Stevens Point - A letter received by Erastus Carr, Stevens Point, dated Indang, P.I. [Philippine Islands], from Capt. Baker, tells him that his son, Frank, was shot through the heart and instantly killed, at Linery, P.I., Cavite province. The Captain says that Frank was one of the bravest men and best soldiers in the company and was beloved by his comrades. The remains were buried in a churchyard near where he fell.
Brooklyn - Wednesday morning here was great excitement produced when it was found that Doran Bros. safe in their blacksmith shop had been blown open. The door was entirely blown into pieces. The robbers chose a very poor place, for the safe contained no money, none being kept in it at any time, and the valuable books and papers were not injured. The windows were badly wrecked.
Royal - The Royal people let their liberty pole down last Saturday and gave it a new coat of paint and new ropes. The pole is 102 ft high and was furnished to Royal by the Royal Baking Powder Co.

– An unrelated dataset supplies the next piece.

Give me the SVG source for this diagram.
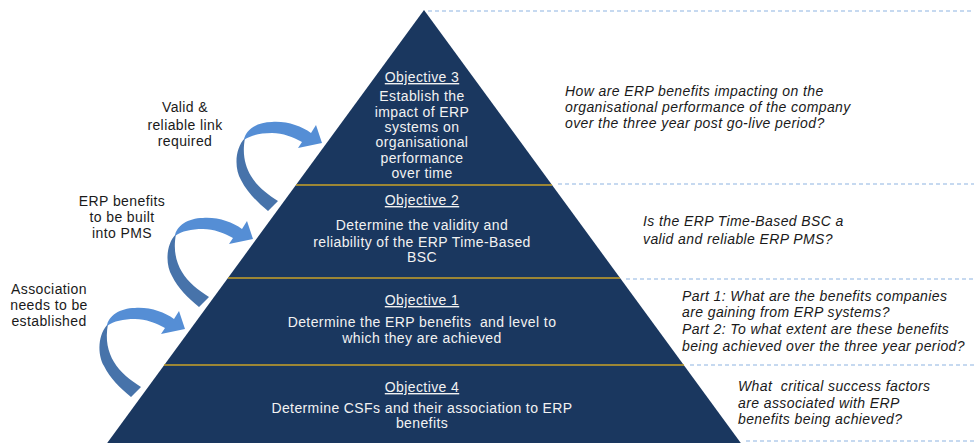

Forest City - In St. Agnes' Catholic church, on June 20th, Miss Rebecca McManus was married to Wm. W. Swartz by Rev. J. J. Griffin, of Carbondale.
4TH OF JULY NOTES - It was a typical "fourth"--red hot weather and a drenching shower. That's the only genuine combination--all others are imitations. At Heart Lake there was an immense crowd, largely from Scranton. The merry-go-round, the dance, stands and the naphtha launch, "Idlewild," all did a rushing business. The fakir with the "shell game" was there and did not look for victims, taking many a dollar from people who should have known better than bet on a sharper's own game. It was reported on the grounds that a substantial farmer had lost about $90. The game was stopped. Parties from Scranton run in beer by the barrel and their bars were "wide open." This displeased the management at the Lake, and Montrose officers were sent for to arrest the parties, but there were too many of them and they did not succeed in making any arrests. There was some excitement in Montrose during the night of the third, over the matter of whether the cannon ought to be fired. Mayor McCausland thought it best not to, and had it stored in the engine house; but others thought differently, and took it out and fired it a few times. There was something of a struggle over the matter, between the policemen who were trying to carry out Mr. McCausland's orders, add those who wanted the cannon, and it is said some sore heads resulted from pummeling.